O segundo elemento Benjaminiano que está presente, ou subjacente nesta redescrição, neste revisionismo histórico é que a Revolução é marcada por dois momentos: da instauração (violência) e na institucionalização (normatização): criação e ordem. De fato há duas formas de violência revolucionária, aquela da explosão revolucionária, caótica, e aquela da imposição da ordem legal que transfere o poder dos revolucionários para a nomenclatura, para a burocracia. O primeiro momento é leninista, o segundo é stalinista. O revolucionário que comete o erro crasso de manter-se em revolução será eliminado pelo establishement. O establishement, a nomenclatura, a burocracia reintroduzem as hierarquias, os interditos, a ordem fundada naquilo que é o fundamento da revolução: a violência.


Assim, os dois lados que evoca Zizek, são dois momentos lógicos e cronológicos da Revolução. Os revolucionários devem ser eliminados pela Revolução, tanto quanto os derrotados. Esta extirpação revolucionária dos revolucionários faz parte da mesma lógica revolucionária: a violência do Bem. Uma Revolução que não trai a si mesma não se realiza como tal. O momento subsequente e lógico da Revolução é se tornar Conservadora.


O fato, negado e esquecido por Zizek, é que não há a Revolução e nem o acontecimento político crucial. A dita Revolução Francesa foi, de fato, um levante popular que não desejava dar fim à monarquia, mas opor-se à violência monárquica. Foram os intelectuais que sequestraram a manifestação popular e a tornaram em um odioso acontecimento de assassinato generalizado. A Revolução foi produto da caneta e não das foices e garfos. A não parte continuou excluída assim que sua utilidade assassina deixou de ser necessária. Logo após, os revolucionários também foram eliminados.

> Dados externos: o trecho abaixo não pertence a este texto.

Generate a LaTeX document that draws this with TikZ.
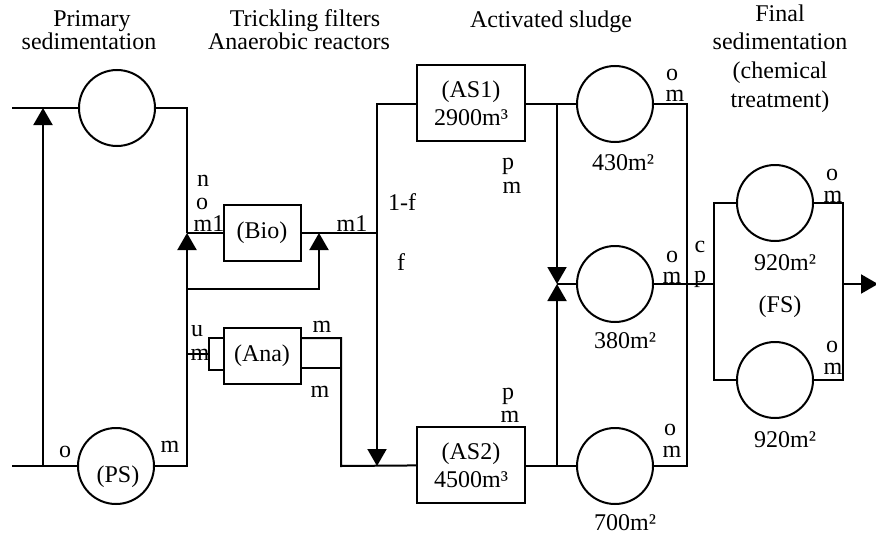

A questão crucial da Revolução em conformidade com o que é pelas penas e tintas em papéis postos como tábulas rasas é que as pessoas não se alimentam de atos políticos e de cortar cabeças em guilhotinas. O fato é que a estabilidade é agente propulsor da possibilidade de maximização da eficiência a qual promove o sentido prometido e incumprível da ação revolucionária, a saber, o bem. O bem comum exige a presença da manutenção da estabilidade, ainda que esta não seja suficiente. As utopias revolucionárias apenas dão respostas aos sonhos monstruosos de escritores que não estão dispostos a abandonar a tranquilidade de suas extensas bibliotecas e seus contínuos espaços de contemplação e escritura. Insuflam enquanto exigem silencio contemplativo e analítico.


Por fim, a Revolução se tornou dínamo de uma nova era: a era disruptiva, da novidade como estilo de vida. Não há mais revolução, pois tudo e disrupção. Num mundo onde tudo muda, nada mais pode mudar: viva o niilismo revolucionário!